- Genre: Fiction Crime thriller
- Written by: Pooja Ladha Sruti
- Story by: Siddharth Anand
- Directed by: Danish Aslam
- Presented by: Eros Now
- Starring: Swara Bhaskar; Akshay Oberoi; Mahima Makwana; Vidya Malvade;
- Music by: Manas Chaturvedi Shikhar Chaturvedi
- Country of origin: India
- Original language: Hindi
- No. of seasons: 1
- No. of episodes: 8

Production
- Producer: Siddharth Anand
- Camera setup: Multi-camera
- Running time: 42 minutes
- Production company: MARFLIX Indie

Original release
- Network: Eros Now
- Release: 21 August 2020

= Flesh (web series) =

Indian crime thriller web series

Flesh is a 2020 Indian crime thriller web series written by Pooja Ladha Surti and directed by Danish Aslam.
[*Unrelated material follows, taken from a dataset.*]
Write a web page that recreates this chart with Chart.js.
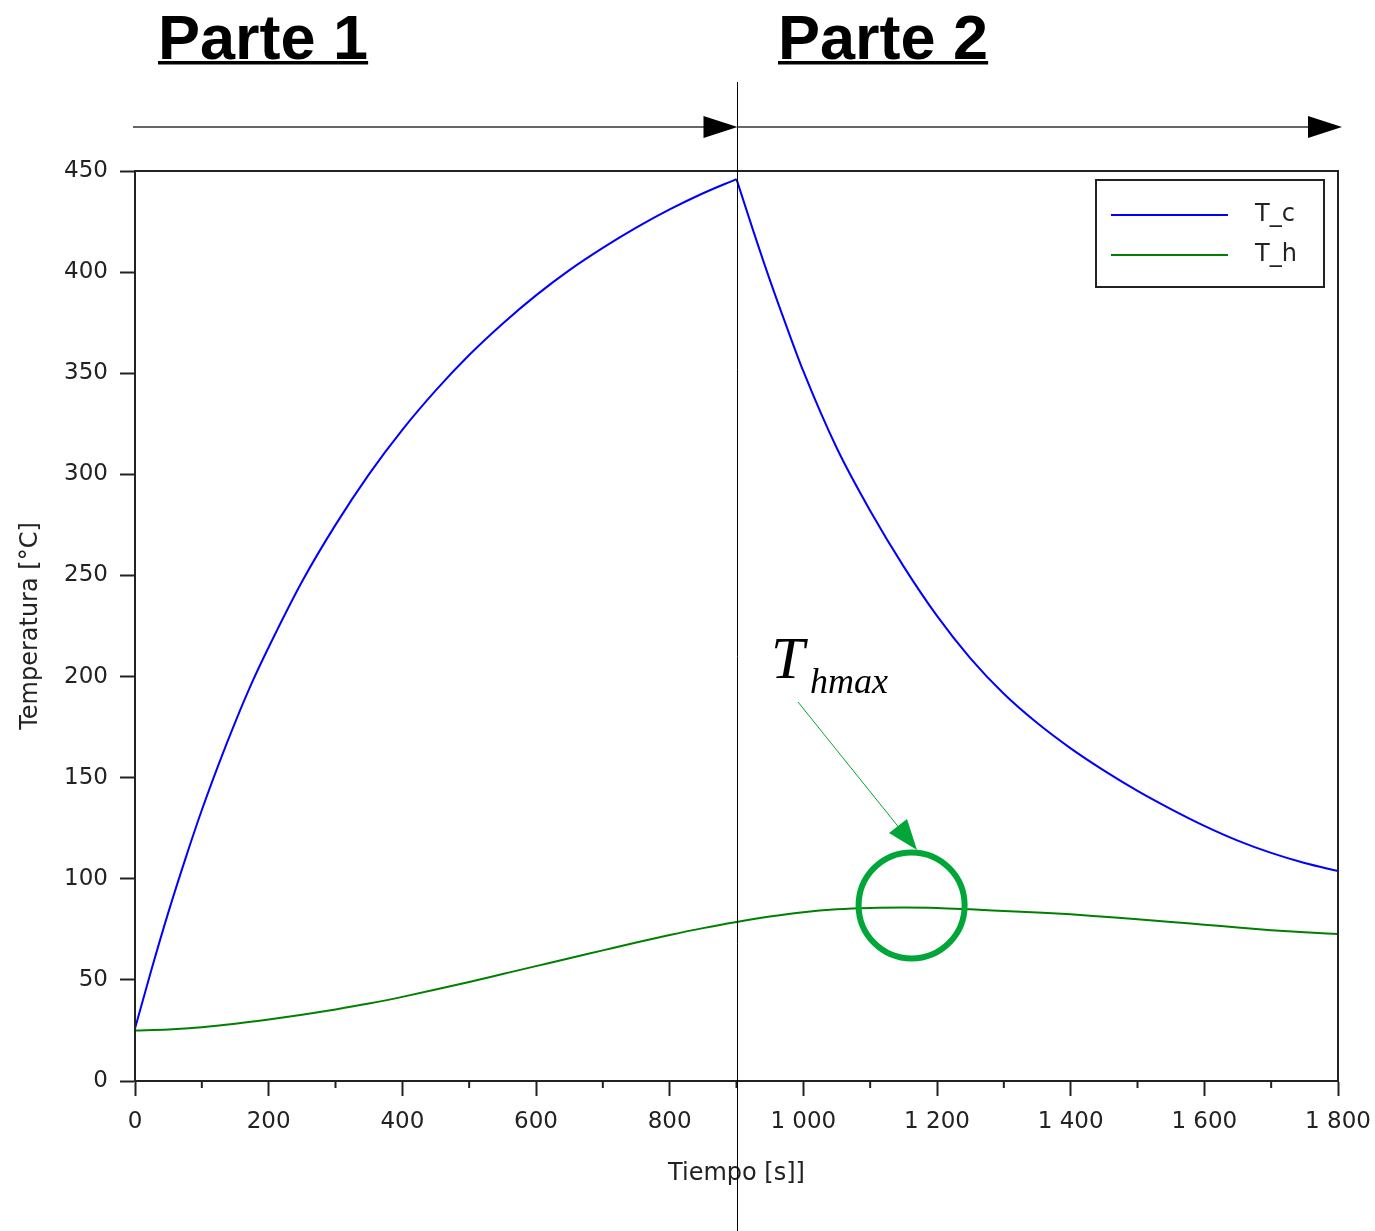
<!DOCTYPE html>
<html>
<head>
<meta charset="utf-8">
<script src="https://cdn.jsdelivr.net/npm/chart.js@4.4.1/dist/chart.umd.min.js"></script>
<style>
  html, body { margin: 0; padding: 0; background: #fff; overflow: hidden; }
  #wrap { position: relative; width: 1375px; height: 1231px; }
</style>
</head>
<body>
<div id="wrap"><canvas id="c"></canvas></div>
<script>
// ---- data ----
const seriesNames = ['T_c', 'T_h'];
// heating part (0–900 s) and cooling part (900–1800 s) of T_c
const tcHeatTime   = [0, 25, 50, 75, 100, 125, 150, 175, 200, 250, 300, 350, 400, 450, 500, 550, 600, 650, 700, 750, 800, 850, 900];
const tcHeatValues = [26, 55.5, 83.5, 109.5, 134, 156.5, 177.5, 197, 214.5, 247, 275, 300, 322, 341.5, 359, 374.5, 388.5, 401, 412, 422, 431, 439, 446];
const tcCoolTime   = [900, 925, 950, 975, 1000, 1050, 1100, 1150, 1200, 1250, 1300, 1350, 1400, 1450, 1500, 1550, 1600, 1650, 1700, 1750, 1800];
const tcCoolValues = [446, 420.5, 396, 373, 351, 313, 282, 254.5, 230, 209, 191.5, 177, 164.5, 153.5, 143.5, 134.5, 126.2, 118.9, 112.8, 107.8, 103.8];
const thTime   = [0, 50, 100, 150, 200, 250, 300, 350, 400, 450, 500, 550, 600, 650, 700, 750, 800, 850, 900,
                  950, 1000, 1050, 1100, 1150, 1200, 1250, 1300, 1350, 1400, 1450, 1500, 1550, 1600, 1650, 1700, 1750, 1800];
const thValues = [25, 25.5, 26.6, 28.3, 30.4, 32.8, 35.4, 38.3, 41.6, 45.2, 49.0, 52.9, 56.8, 60.7, 64.6, 68.5, 72.2, 75.6, 78.6,
                  81.3, 83.5, 84.9, 85.6, 85.8, 85.6, 84.9, 84.1, 83.3, 82.4, 81.2, 80, 78.6, 77.3, 75.9, 74.6, 73.5, 72.7];
const xTickValues  = [0, 200, 400, 600, 800, 1000, 1200, 1400, 1600, 1800];
const xMinorTicks  = [100, 300, 500, 700, 900, 1100, 1300, 1500, 1700];
const yTickValues  = [0, 50, 100, 150, 200, 250, 300, 350, 400, 450];
const partLabels   = ['Parte 1', 'Parte 2'];
const partBoundary = 900;
const peakMark     = { t: 1162, T: 86.8 };
const xTitle = 'Tiempo [s]]';
const yTitle = 'Temperatura [°C]';

const colors = ['#0000ff', '#008000'];
const annotGreen = '#00a638';

function fmtThousands(v) {
  return String(v).replace(/\B(?=(\d{3})+(?!\d))/g, ' ');
}

// T_c: heating branch, a break (sharp corner at the switch), cooling branch
const tcData = tcHeatTime.map((t, i) => ({ x: t, y: tcHeatValues[i] }))
  .concat([{ x: partBoundary, y: null }])
  .concat(tcCoolTime.map((t, i) => ({ x: t, y: tcCoolValues[i] })));
const thData = thTime.map((t, i) => ({ x: t, y: thValues[i] }));

// legend line images
function lineImage(color) {
  const cv = document.createElement('canvas');
  cv.width = 132; cv.height = 4;
  const g = cv.getContext('2d');
  g.strokeStyle = color; g.lineWidth = 2;
  g.beginPath(); g.moveTo(0, 2); g.lineTo(117, 2); g.stroke();
  return cv;
}
const legendImgs = colors.map(lineImage);

function arrow(ctx, x0, x1, y) {
  ctx.beginPath();
  ctx.moveTo(x0, y); ctx.lineTo(x1 - 30, y);
  ctx.stroke();
  ctx.beginPath();
  ctx.moveTo(x1 - 34, y - 11); ctx.lineTo(x1, y); ctx.lineTo(x1 - 34, y + 11); ctx.closePath();
  ctx.fill();
}

const deco = {
  id: 'deco',
  afterLayout(chart) {
    const lg = chart.legend, ca = chart.chartArea;
    const pad = lg.options.labels.padding;
    lg.left = ca.right - 227 - pad;
    lg.top = ca.top + 16;
    lg.right = lg.left + lg.width;
    lg.bottom = lg.top + lg.height;
  },
  afterDraw(chart) {
    const ctx = chart.ctx, ca = chart.chartArea, xs = chart.scales.x, ys = chart.scales.y;
    ctx.save();
    // plot frame
    ctx.strokeStyle = '#222'; ctx.lineWidth = 2;
    ctx.strokeRect(ca.left, ca.top, ca.right - ca.left, ca.bottom - ca.top);
    // minor x ticks
    ctx.beginPath();
    xMinorTicks.forEach(v => {
      const px = xs.getPixelForValue(v);
      ctx.moveTo(px, ca.bottom); ctx.lineTo(px, ca.bottom + 7);
    });
    ctx.stroke();
    // legend frame
    ctx.strokeRect(ca.right - 242, ca.top + 9, 228, 107);

    // divider line
    const xd = Math.round(xs.getPixelForValue(partBoundary)) + 0.5;
    ctx.strokeStyle = '#000'; ctx.lineWidth = 1;
    ctx.beginPath(); ctx.moveTo(xd, 82); ctx.lineTo(xd, chart.height); ctx.stroke();

    // arrows
    ctx.strokeStyle = '#333'; ctx.fillStyle = '#000'; ctx.lineWidth = 1.5;
    const ay = ca.top - 44;
    arrow(ctx, ca.left - 2, xd, ay);
    arrow(ctx, xd, ca.right + 4, ay);

    // part titles
    ctx.fillStyle = '#000';
    ctx.font = 'bold 63px "Liberation Sans", Arial, sans-serif';
    ctx.textBaseline = 'alphabetic'; ctx.textAlign = 'left';
    const px = [158, 778];
    partLabels.forEach((s, i) => {
      ctx.fillText(s, px[i], 59);
      const w = ctx.measureText(s).width;
      ctx.fillRect(px[i], 61, w, 3.5);
    });

    // T_hmax annotation
    ctx.font = 'italic 60px "Liberation Serif", "DejaVu Serif", serif';
    ctx.fillText('T', 771, 678);
    ctx.font = 'italic 36px "Liberation Serif", "DejaVu Serif", serif';
    ctx.fillText('hmax', 810, 693);

    const cx = xs.getPixelForValue(peakMark.t), cy = ys.getPixelForValue(peakMark.T);
    ctx.strokeStyle = annotGreen; ctx.fillStyle = annotGreen;
    ctx.lineWidth = 1;
    ctx.beginPath(); ctx.moveTo(798, 702); ctx.lineTo(905, 835); ctx.stroke();
    ctx.beginPath();
    ctx.moveTo(917, 850); ctx.lineTo(889, 833); ctx.lineTo(907, 819); ctx.closePath(); ctx.fill();
    ctx.lineWidth = 6;
    ctx.beginPath(); ctx.arc(cx, cy, 53, 0, Math.PI * 2); ctx.stroke();
    ctx.restore();
  }
};

const tickFont = { family: '"DejaVu Sans", sans-serif', size: 23 };
const titleFont = { family: '"DejaVu Sans", sans-serif', size: 24 };

new Chart(document.getElementById('c'), {
  type: 'line',
  data: {
    datasets: [
      { label: seriesNames[0], data: tcData,
        borderColor: colors[0], backgroundColor: colors[0], borderWidth: 2, pointRadius: 0,
        cubicInterpolationMode: 'monotone', spanGaps: false, fill: false },
      { label: seriesNames[1], data: thData,
        borderColor: colors[1], backgroundColor: colors[1], borderWidth: 2, pointRadius: 0,
        cubicInterpolationMode: 'monotone', fill: false }
    ]
  },
  options: {
    responsive: true,
    maintainAspectRatio: false,
    animation: false,
    devicePixelRatio: 1,
    layout: { padding: { top: 171, right: 37, bottom: 0, left: 0 } },
    plugins: {
      tooltip: { enabled: false },
      legend: {
        position: 'chartArea',
        align: 'start',
        labels: {
          usePointStyle: true,
          pointStyleWidth: 132,
          padding: 16,
          color: '#222',
          font: { family: '"DejaVu Sans", sans-serif', size: 24 },
          generateLabels(chart) {
            const items = Chart.defaults.plugins.legend.labels.generateLabels(chart);
            items.forEach((it, i) => { it.pointStyle = legendImgs[i]; });
            return items;
          }
        }
      }
    },
    scales: {
      x: {
        type: 'linear', min: 0, max: 1800,
        afterBuildTicks(scale) { scale.ticks = xTickValues.map(v => ({ value: v })); },
        afterFit(scale) { scale.height = 150; scale.paddingLeft = 0; scale.paddingRight = 0; },
        grid: { drawOnChartArea: false, drawTicks: true, tickLength: 15, tickColor: '#222', tickWidth: 2 },
        border: { display: true, color: '#222', width: 2 },
        ticks: { color: '#222', font: tickFont, padding: 12, maxRotation: 0, autoSkip: false,
                 callback: v => fmtThousands(v) },
        title: { display: true, text: xTitle, color: '#222', font: titleFont, padding: { top: 0, bottom: 43 } }
      },
      y: {
        type: 'linear', min: 0, max: 450,
        afterBuildTicks(scale) { scale.ticks = yTickValues.map(v => ({ value: v })); },
        afterFit(scale) { scale.width = 135; scale.paddingTop = 0; scale.paddingBottom = 0; },
        grid: { drawOnChartArea: false, drawTicks: true, tickLength: 15, tickColor: '#222', tickWidth: 2 },
        border: { display: true, color: '#222', width: 2 },
        ticks: { color: '#222', font: tickFont, padding: 12, autoSkip: false, callback: v => String(v) },
        title: { display: true, text: yTitle, color: '#222', font: titleFont, padding: { top: 16, bottom: 0 } }
      }
    }
  },
  plugins: [deco]
});
</script>
</body>
</html>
The story of this series is based on human trafficking and stars Swara Bhaskar in the lead role.

==Plot summary==
The storyfollows ACP Radha Nautiyal, a tough and unorthodox cop, as she investigates the disappearance of a teenage girl, Zoya, which leads her into the horrifying underworld of human trafficking. As Radha unravels a deeply rooted and violent sex trafficking network operating between Mumbai and Kolkata, she encounters psychopathic criminals, systemic corruption, and the brutal exploitation of countless girls and children. The series also follows a parallel story of two abducted siblings, highlighting the widespread and inhumane nature of the trade. With raw storytelling, intense performances, and unflinching visuals, Flesh exposes the dark realities of trafficking while questioning privilege, justice, and the human cost of indifference.

== Cast ==
- Swara Bhaskar as ACP Radha Nautiyal
- Mahima Makwana as Zoya, a 16-year-old NRI teenage girl and also daughter of Reba and Shekhar who goes missing.
- Akshay Oberoi as Taj, King-pin of human trafficking.
- Vidya Malvade as Reba Gupta, Zoya's mother
- Yudhishtir Urs as Shekhar Gupta, Zoya's father.
- Siddhant Behl as Naman, Assistant of ACP Radha and also a member of Anti-trafficking.
- Bijou Thaangjam as Bali, the care taker and Dog trainer of Taj
- Moinak Dutta
- Shashie Vermaa as ACP Bond
- Nataša Stanković as Paul Madam (NIA Agent)
- Rahoul Dutta as Simon
- Auroshikha Dey as Manda

== Production ==
The first motion poster featuring Mahima Makwana, Swara Bhaskar and Akshay Oberoi was launched on 10 August 2020 by Eros Now social handle.
On 11 August 2020, the trailer of the show was released.

==Critical reception==
Flesh received generally positive reviews from critics. Shubhra Gupta, one of the authors of The Indian Express, writes, "Flesh smartly manages to maintain that very tough balance, between showing us repulsive, depraved people doing repulsive, depraved things, and keeping us watching, despite ourselves." Saibal Chatterjee of NDTV particularly praised the performance of the lead actors, Swara Bhaskar and Akshay Oberoi.